Entre 2023 et 2022, le nombre de jeunes recueillis par le Département a augmenté de 57%. Si le conseil départemental tire la sonnette d'alarme, les associations estiment qu'une autre politique, plus inclusive, devrait être mise en place. En attendant, les mineurs sont hébergés à l'hôtel, faute de place dans les foyers.
Ils étaient à peine une douzaine en 2008, ils sont aujourd’hui près de 400. Selon le dernier décompte de la Vienne, 388 mineurs non accompagnés sont placés sous la responsabilité du département en 2023. Un chiffre en hausse de 57% par rapport à l’année dernière.
Originaires d’Afrique subsaharienne ou d’Asie centrale, ces adolescents cherchent un avenir meilleur dans le Poitou. Bien souvent, ils entament leur parcours à la gare de Poitiers, comme ce groupe de jeunes venus de Côte d’Ivoire et de Guinée-Conakry, rencontrés aux abords des trains. “J’ai 16 ans, je suis venu ici pour obtenir un diplôme et un travail”, souffle l’un d’entre eux, qui préfère rester anonyme.
70% des demandes sont refusées
Une fois reconnus mineurs, ils sont pris en charge par le conseil départemental, au sein du service de l’aide sociale à l’enfance de la Vienne. Une dizaine d’agents y travaille à temps plein sur les dossiers de mineurs non accompagnés. “Dans ces dossiers, on compile des éléments sur leur santé, leur scolarité, les projets qu’ils vont développer pour s’insérer en France”, explique Caroline Métayer, responsable adjointe du pôle mineurs non accompagnés de la Vienne.
Faute de places suffisantes en foyer ou en famille d’accueil, le département est obligé de louer des chambres d’hôtel.
Dans cet établissement, toutes les chambres sont occupées par des mineurs isolés. Mais l’accueil des 388 mineurs non accompagnés du Département a un coût : au total, plus de six millions d’euros cette année, soit 10% du budget de l’aide sociale à l’enfance (ASE). Toutefois, pour bénéficier de cette aide, encore faut-il être reconnu mineur : 70% des demandes sont refusées.

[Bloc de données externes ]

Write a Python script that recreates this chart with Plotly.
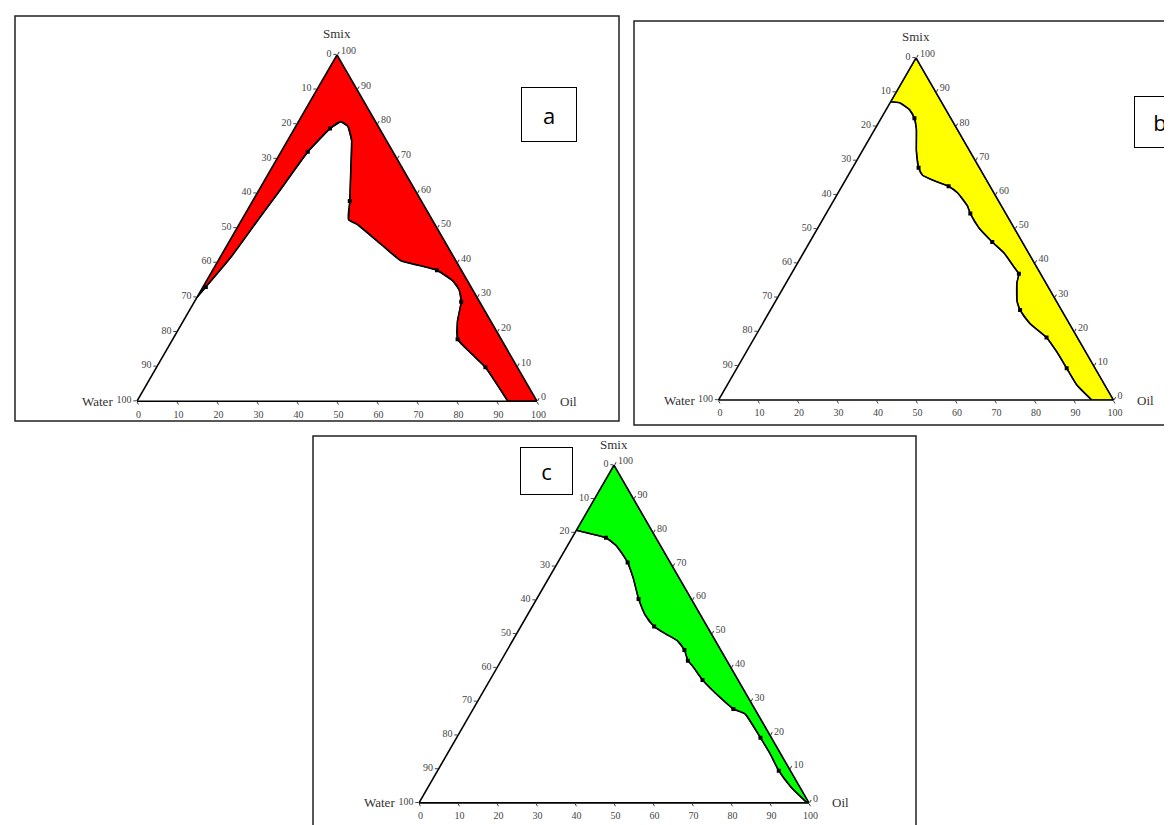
import plotly.graph_objects as go

FIG_W, FIG_H = 1172, 825

# ---------------- data (percent; Smix, Water, Oil) ----------------
# tick labels along each edge (reference reads in counter-clockwise sense)
TICK_VALS = [0, 10, 20, 30, 40, 50, 60, 70, 80, 90, 100]
TICK_TEXT = ["100", "90", "80", "70", "60", "50", "40", "30", "20", "10", "0"]

# Panel a: phase boundary, from the Water-Smix edge down to the Water-Oil edge
a_smix = [30.0, 41.6, 52.4, 60.8, 72.0, 78.7, 80.7, 79.4, 75.3, 66.9, 57.8, 52.4, 51.0,
          45.6, 40.5, 39.2, 37.8, 34.8, 32.1, 28.7, 23.0, 17.9, 13.9, 9.8, 0.0]
a_water = [70.0, 55.7, 43.5, 33.9, 21.3, 12.4, 8.7, 7.6, 8.7, 13.1, 17.9, 20.9, 19.4,
           16.5, 13.7, 9.8, 6.1, 3.7, 3.4, 4.6, 8.4, 10.9, 9.6, 8.0, 7.3]
a_oil = [0.0, 2.7, 4.1, 5.3, 6.7, 8.9, 10.6, 13.0, 16.0, 20.0, 24.3, 26.7, 29.6,
         37.9, 45.8, 51.0, 56.1, 61.5, 64.5, 66.7, 68.6, 71.2, 76.5, 82.2, 92.7]
a_pt_smix = [33.0, 72.0, 78.7, 57.8, 37.8, 28.7, 17.9, 9.8]
a_pt_water = [66.3, 21.3, 12.4, 17.9, 6.1, 4.6, 10.9, 8.0]
a_pt_oil = [0.7, 6.7, 8.9, 24.3, 56.1, 66.7, 71.2, 82.2]

# Panel b
b_smix = [87.2, 86.9, 84.9, 82.4, 79.2, 72.8, 67.9, 65.7, 64.1, 62.5, 60.6, 56.7, 54.5, 50.3,
          46.2, 42.9, 38.5, 36.9, 34.3, 28.8, 26.3, 22.4, 18.3, 14.1, 9.3, 4.5, 0.0]
b_water = [12.8, 10.7, 9.2, 9.2, 10.3, 13.5, 15.4, 15.5, 13.3, 10.5, 9.2, 8.6, 9.0, 8.9,
           7.6, 6.2, 5.7, 5.5, 7.3, 10.0, 10.5, 10.0, 7.8, 7.3, 7.2, 7.1, 5.5]
b_oil = [0.0, 2.4, 5.9, 8.4, 10.5, 13.7, 16.7, 18.8, 22.6, 27.0, 30.2, 34.7, 36.5, 40.8,
         46.2, 50.9, 55.8, 57.6, 58.4, 61.2, 63.2, 67.6, 73.9, 78.6, 83.5, 88.4, 94.5]
b_pt_smix = [82.4, 67.9, 62.5, 54.5, 46.2, 36.9, 26.3, 18.3, 9.3]
b_pt_water = [9.2, 15.4, 10.5, 9.0, 7.6, 5.5, 10.5, 7.8, 7.2]
b_pt_oil = [8.4, 16.7, 27.0, 36.5, 46.2, 57.6, 63.2, 73.9, 83.5]

# Panel c
c_smix = [80.7, 79.7, 78.5, 76.3, 73.7, 71.2, 66.5, 60.4, 55.7, 52.2, 50.0, 48.1, 45.3, 42.1,
          40.5, 36.4, 32.6, 27.8, 26.3, 19.3, 14.6, 9.5, 4.7, 0.0]
c_water = [19.3, 16.2, 12.8, 11.4, 11.0, 10.9, 11.8, 13.5, 14.2, 13.6, 11.7, 9.8, 9.3, 10.0,
           9.6, 9.1, 7.8, 5.5, 3.2, 2.8, 2.7, 3.0, 2.3, 0.5]
c_oil = [0.0, 4.1, 8.7, 12.3, 15.3, 17.9, 21.7, 26.1, 30.1, 34.2, 38.3, 42.1, 45.4, 47.9,
         49.9, 54.5, 59.6, 66.7, 70.5, 77.9, 82.7, 87.5, 93.0, 99.5]
c_pt_smix = [78.5, 71.2, 60.4, 52.2, 45.3, 42.1, 36.4, 27.8, 19.3, 9.5]
c_pt_water = [12.8, 10.9, 13.5, 13.6, 9.3, 10.0, 9.1, 5.5, 2.8, 3.0]
c_pt_oil = [8.7, 17.9, 26.1, 34.2, 45.4, 47.9, 54.5, 66.7, 77.9, 87.5]

# vertices of the composition triangle (Smix, Water, Oil)
APEX = (100.0, 0.0, 0.0)
OIL_VERTEX = (0.0, 0.0, 100.0)

PANELS = [
    dict(key="ternary", smix=a_smix, water=a_water, oil=a_oil,
         ps=a_pt_smix, pw=a_pt_water, po=a_pt_oil, fill="#FF0000", label="a"),
    dict(key="ternary2", smix=b_smix, water=b_water, oil=b_oil,
         ps=b_pt_smix, pw=b_pt_water, po=b_pt_oil, fill="#FFFF00", label="b"),
    dict(key="ternary3", smix=c_smix, water=c_water, oil=c_oil,
         ps=c_pt_smix, pw=c_pt_water, po=c_pt_oil, fill="#00FF00", label="c"),
]

# ---------------- layout geometry (pixels) ----------------
# triangle centre x, centre y and side width for each panel
GEOM = [(329, 220, 400), (908, 221, 395), (606, 626, 390)]
FRAMES = [(7, 8, 611, 413), (626, 13, 1180, 417), (305, 428, 908, 832)]
LABEL_BOXES = [(541, 107, 54, 53), (1152, 114, 50, 50), (538, 463, 51, 46)]

SQ3 = 3 ** 0.5


def px_x(v):
    return v / FIG_W


def px_y(v):
    return 1 - v / FIG_H


fig = go.Figure()
layout_upd = {}
annotations = []
shapes = []

serif = "Liberation Serif"

for panel, (cx, cy, w), frame, lbox in zip(PANELS, GEOM, FRAMES, LABEL_BOXES):
    h = w * SQ3 / 2
    left, right = cx - w / 2, cx + w / 2
    top, base = cy - h / 2, cy + h / 2
    sub = panel["key"]

    axis_common = dict(
        tickmode="array", tickvals=TICK_VALS, ticktext=TICK_TEXT,
        ticks="outside", ticklen=3, tickwidth=1, tickcolor="#444",
        tickfont=dict(family=serif, size=10, color="#444"),
        showgrid=False, showline=True, linecolor="black", linewidth=1.6,
        title=dict(text=""), min=0,
    )
    layout_upd[sub] = dict(
        domain=dict(x=[px_x(left), px_x(right)], y=[px_y(base), px_y(top)]),
        sum=100, bgcolor="white",
        aaxis=axis_common, baxis=axis_common, caxis=axis_common,
    )

    # filled region between boundary and the Smix-Oil edge
    fs = [APEX[0]] + panel["smix"] + [OIL_VERTEX[0], APEX[0]]
    fw = [APEX[1]] + panel["water"] + [OIL_VERTEX[1], APEX[1]]
    fo = [APEX[2]] + panel["oil"] + [OIL_VERTEX[2], APEX[2]]
    fig.add_trace(go.Scatterternary(
        a=fs, b=fw, c=fo, mode="lines", fill="toself", fillcolor=panel["fill"],
        line=dict(color="black", width=1.2), subplot=sub, hoverinfo="skip",
    ))
    # boundary curve
    fig.add_trace(go.Scatterternary(
        a=panel["smix"], b=panel["water"], c=panel["oil"], mode="lines",
        line=dict(color="black", width=1.6, shape="spline", smoothing=0.6),
        subplot=sub, hoverinfo="skip",
    ))
    # experimental points
    fig.add_trace(go.Scatterternary(
        a=panel["ps"], b=panel["pw"], c=panel["po"], mode="markers",
        marker=dict(color="black", size=4, symbol="square"),
        subplot=sub, hoverinfo="skip",
    ))

    # vertex titles
    annotations += [
        dict(text="Smix", x=px_x(cx), y=px_y(top - 21), xref="paper", yref="paper",
             xanchor="center", yanchor="middle", showarrow=False,
             font=dict(family=serif, size=13, color="#333")),
        dict(text="Water", x=px_x(left - 22), y=px_y(base), xref="paper", yref="paper",
             xanchor="right", yanchor="middle", showarrow=False,
             font=dict(family=serif, size=13, color="#333")),
        dict(text="Oil", x=px_x(right + 21), y=px_y(base), xref="paper", yref="paper",
             xanchor="left", yanchor="middle", showarrow=False,
             font=dict(family=serif, size=13, color="#333")),
    ]
    # panel letter box
    bx, by, bw, bh = lbox
    annotations.append(dict(
        text=panel["label"], x=px_x(bx), y=px_y(by), xref="paper", yref="paper",
        xanchor="center", yanchor="middle", showarrow=False,
        width=bw - 2, height=bh - 2, bgcolor="white", bordercolor="black", borderwidth=1,
        font=dict(family="Open Sans", size=22, color="black"), valign="middle",
    ))
    # panel frame
    x0, y0, x1, y1 = frame
    shapes.append(dict(type="rect", xref="paper", yref="paper",
                       x0=px_x(x0), x1=px_x(x1), y0=px_y(y1), y1=px_y(y0),
                       line=dict(color="#222", width=1.5)))

fig.update_layout(
    width=FIG_W, height=FIG_H, margin=dict(l=0, r=0, t=0, b=0),
    paper_bgcolor="white", plot_bgcolor="white", showlegend=False,
    annotations=annotations, shapes=shapes, **layout_upd,
)

fig.write_html("out.html")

Selon la législation française, les mineurs non accompagnés sont des jeunes de moins de 18 ans qui n’ont pas la nationalité française, présents sur le territoire sans être accompagnés d'aucun membre de leur famille.
"Ça représente une poignée de jeunes. Il n’y a pas de quoi être débordé"
À son arrivée à Poitiers en 2015, Fodé a fait une demande de reconnaissance de minorité auprès de l’ASE. “Ça n’a pas marché, tout ce que je disais n’a pas été pris en compte. Moi j’étais là, perdu, je ne savais pas quoi faire.”
Seul et sans ressources, l’adolescent se retrouve à la rue. Il trouve alors refuge chez des particuliers comme Chantal Bernard, bénévole à l’association Min' de Rien 86, qui vient en aide aux jeunes étrangers. Elle dénonce un manque de places d’accueil.
“Ça représente une poignée de jeunes. Il n’y a pas de quoi être débordé. Il y a régulièrement des jeunes qui peuvent arriver, souligne-t-elle. Je pense que la politique actuelle en France n’est pas une vraie politique d'accueil."
On n'en a pas envie, on a peur.
Chantal Bernardbénévole association Min' De Rien 86
Le Département déplore un manque d’argent et les élus se tournent vers l’État pour faire face au nombre croissant d’arrivées de jeunes étrangers.
“Comment on fait demain pour faire du bon travail ? C’est ce que cherchent les équipes, ce que veulent les élus : on veut offrir un bon accueil, relate Rose-Marie Bertaud, vice-présidente du conseil départemental de la Vienne, en charge de l’action sociale. Là, on est près de l’explosion.”
Ce travail est pourtant essentiel. En témoignent ces photos montrant des jeunes aux visages souriants. Pris en charge par le Département et l’ASE, ils ont tous trouvé du travail à l’issue d’une formation.